Michael Kors Asia sales are showing healthy growth – at the same time as same-store figures are falling heavily in its US home market.

Michael Kors has kicked off its new financial year with a weak set of numbers this week.

Total revenue was virtually flat, just 0.2 per cent higher than during the same period last year., and driven by the opening of new stores which helped push overall retail sales up by 7.6 per cent. That offset a dismal comparable sales decline of 7.4 per cent.

Michael Kors Asia has been a growth spot, with revenues rising by 74.5 per cent – although this is flattered by the acquisition of the company’s Greater China licensee.

However, even on an underlying basis, the region is in positive territory, again thanks to the more favorable brand perception from consumers.

In the US, one of the key issues is that interest in the brand appears to have peaked. This is evident from Conlumino’s brand tracking, which shows that while Michael Kors is not viewed unfavorably by consumers, it is not enjoying the resurgence that Coach has managed to engineer. This domestic woe is evident in the North American numbers which tumbled by 5 per cent, a sequentially worse performance than the previous quarter.

The worsening of North American results is partly attributable to the stronger dollar which has likely weakened tourist sales at key flagships in the US, and Michael Kors is affected more than Coach in this respect, as it relies more on tourist spend at its larger stores. Nevertheless, given the investment being put into the new digital flagships – such as the one at 520 Broadway in New York – such an outcome is disappointing.

The numbers from Europe were somewhat better with a 3.3 per cent increase in revenue over last year. Here, the MK brand is less ubiquitous and the company’s new stores, such as the one recently opened on London’s Regent St, are generating good trade in a way that the stores in North America are failing to do.

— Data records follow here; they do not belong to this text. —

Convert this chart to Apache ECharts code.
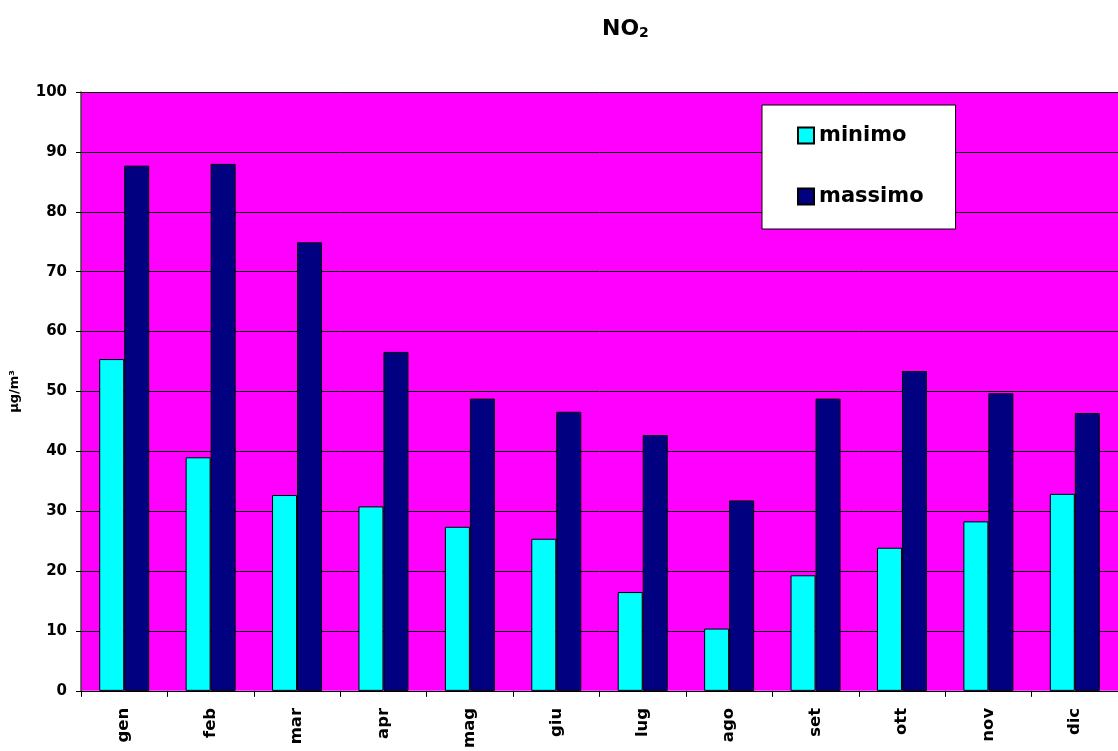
<!DOCTYPE html>
<html>
<head>
<meta charset="utf-8">
<title>NO2</title>
<script src="https://cdn.jsdelivr.net/npm/echarts@6/dist/echarts.min.js"></script>
<style>
  html, body { margin: 0; padding: 0; background: #ffffff; }
  #chart { width: 1118px; height: 751px; }
</style>
</head>
<body>
<div id="chart"></div>
<script>
// Monthly NO2 concentrations (µg/m³)
const months = ['gen', 'feb', 'mar', 'apr', 'mag', 'giu', 'lug', 'ago', 'set', 'ott', 'nov', 'dic'];
const minimo = [55.4, 39.0, 32.7, 30.8, 27.4, 25.4, 16.5, 10.4, 19.3, 23.9, 28.3, 32.9];
const massimo = [87.7, 88.0, 74.9, 56.6, 48.8, 46.6, 42.7, 31.8, 48.8, 53.4, 49.7, 46.4];
const yTicks = { min: 0, max: 100, step: 10 };

const FONT = '"DejaVu Sans", "Liberation Sans", Arial, sans-serif';

const chart = echarts.init(document.getElementById('chart'), null, { renderer: 'canvas' });

chart.setOption({
  backgroundColor: '#ffffff',
  animation: false,
  title: {
    text: '{a|NO}{b|2}',
    left: 597,
    top: 7,
    textStyle: {
      rich: {
        a: { fontFamily: FONT, fontWeight: 'bold', fontSize: 22, color: '#000', verticalAlign: 'bottom', lineHeight: 28 },
        b: { fontFamily: FONT, fontWeight: 'bold', fontSize: 14, color: '#000', verticalAlign: 'bottom', lineHeight: 20 }
      }
    }
  },
  legend: {
    orient: 'vertical',
    left: 762,
    top: 105,
    icon: 'rect',
    itemWidth: 16,
    itemHeight: 16,
    itemGap: 40,
    padding: [20, 32, 22, 35],
    backgroundColor: '#ffffff',
    borderColor: '#000000',
    borderWidth: 1,
    borderRadius: 0,
    textStyle: { fontFamily: FONT, fontWeight: 'bold', fontSize: 21, color: '#000' },
    data: ['minimo', 'massimo']
  },
  grid: {
    left: 81,
    top: 92,
    right: -7,
    bottom: 59,
    show: true,
    backgroundColor: '#ff00ff',
    borderWidth: 0
  },
  xAxis: {
    type: 'category',
    data: months,
    boundaryGap: true,
    axisLine: { show: true, lineStyle: { color: '#000', width: 1 } },
    axisTick: { show: true, length: 6, lineStyle: { color: '#000' } },
    axisLabel: {
      rotate: 90,
      margin: 17,
      fontFamily: FONT,
      fontWeight: 'bold',
      fontSize: 16.5,
      color: '#000'
    }
  },
  yAxis: {
    type: 'value',
    min: yTicks.min,
    max: yTicks.max,
    interval: yTicks.step,
    name: 'µg/m³',
    nameLocation: 'middle',
    nameGap: 60,
    nameRotate: 90,
    nameTextStyle: { fontFamily: FONT, fontWeight: 'bold', fontSize: 13, color: '#000' },
    axisLine: { show: true, lineStyle: { color: '#444', width: 1.5 } },
    axisTick: { show: true, length: 5, lineStyle: { color: '#000' } },
    axisLabel: {
      margin: 14,
      fontFamily: FONT,
      fontWeight: 'bold',
      fontSize: 15,
      color: '#000'
    },
    splitLine: { show: true, lineStyle: { color: '#000', width: 1 } }
  },
  series: [
    {
      name: 'minimo',
      type: 'bar',
      data: minimo,
      barWidth: 25,
      barGap: '0%',
      itemStyle: { color: '#00ffff', borderColor: '#000', borderWidth: 1 }
    },
    {
      name: 'massimo',
      type: 'bar',
      data: massimo,
      barWidth: 25,
      barGap: '0%',
      itemStyle: { color: '#000080', borderColor: '#000', borderWidth: 1 }
    }
  ]
});
</script>
</body>
</html>
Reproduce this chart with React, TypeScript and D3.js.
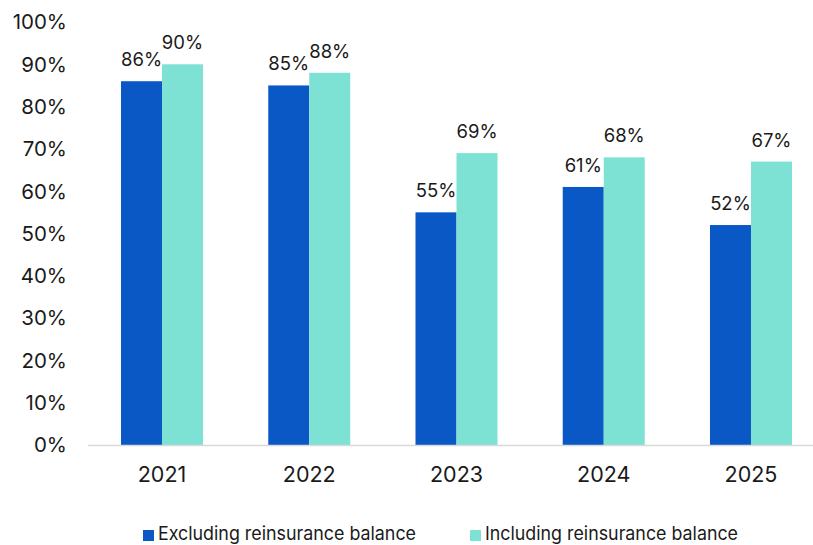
import React from "react";
import * as d3 from "d3";

const categories = ["2021", "2022", "2023", "2024", "2025"];
const excluding = [86, 85, 55, 61, 52];
const including = [90, 88, 69, 68, 67];
const yTicks = [0, 10, 20, 30, 40, 50, 60, 70, 80, 90, 100];
const seriesNames = ["Excluding reinsurance balance", "Including reinsurance balance"];
const colors = ["#0A57C6", "#7DE2D4"];

const W = 813;
const H = 545;
const FONT = "Inter, 'Noto Sans', sans-serif";

export default function App() {
  const y = d3.scaleLinear().domain([0, 100]).range([445, 22]);
  const x = d3.scaleBand().domain(categories).range([88.4, 824.6]).padding(0);
  const groupW = x.bandwidth() * 0.557;
  const sub = d3.scaleBand().domain(["ex", "in"]).range([0, groupW]).padding(0);
  const series = [excluding, including];
  const legendX = [143, 470];
  return (
    <div style={{ position: "fixed", left: 0, top: 0 }}>
      <svg width={W} height={H} style={{ display: "block", fontFamily: FONT }}>
        <rect width={W} height={H} fill="#fff" />
        {yTicks.map((t) => (
          <text key={t} x={67} y={y(t)} dy="0.36em" textAnchor="end" fontSize={20.5} fill="#1a1a1a">
            {t}%
          </text>
        ))}
        {categories.map((c, i) => {
          const gx = (x(c) as number) + (x.bandwidth() - groupW) / 2;
          return (
            <g key={c}>
              {series.map((s, si) => {
                const bx = gx + (sub(si === 0 ? "ex" : "in") as number);
                const v = s[i];
                return (
                  <g key={si}>
                    <rect x={bx} y={y(v)} width={sub.bandwidth()} height={y(0) - y(v)} fill={colors[si]} />
                    <text x={bx + sub.bandwidth() / 2} y={y(v) - 15} textAnchor="middle" fontSize={18.5} fill="#1a1a1a">
                      {v}%
                    </text>
                  </g>
                );
              })}
              <text x={(x(c) as number) + x.bandwidth() / 2} y={482} textAnchor="middle" fontSize={21.5} fill="#1a1a1a">
                {c}
              </text>
            </g>
          );
        })}
        <line x1={88} x2={815} y1={445.5} y2={445.5} stroke="#d9d9d9" strokeWidth={1.5} />
        {seriesNames.map((n, i) => {
          const lx = legendX[i];
          return (
            <g key={n}>
              <rect x={lx} y={530} width={11} height={11} fill={colors[i]} />
              <text x={lx + 15} y={540} fontSize={18.5} fill="#1a1a1a" textLength={i === 0 ? 258 : 253} lengthAdjust="spacingAndGlyphs">
                {n}
              </text>
            </g>
          );
        })}
      </svg>
    </div>
  );
}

Given that the company has several further European digital flagship stores in the pipeline for this fall, it looks likely that Europe will continue to deliver respectable sales growth across this fiscal year.

Wholesale decline

In the continuation of a theme we have seen across many luxury brands, wholesale revenue has decreased – falling by 7 per cent. Some of this is down to the company’s own actions to reduce exposure to channels that do not reflect its brand image, and some is down to the generally weaker traffic to malls across North America which has affected a number of outlets and stores that sell Michael Kors product.

Looking ahead, while international sales will grow this year, the increase will be offset by continued pressures in North America. As such, revenues will likely be flat which will create pressure on the bottom line given all of the investments the brand is making.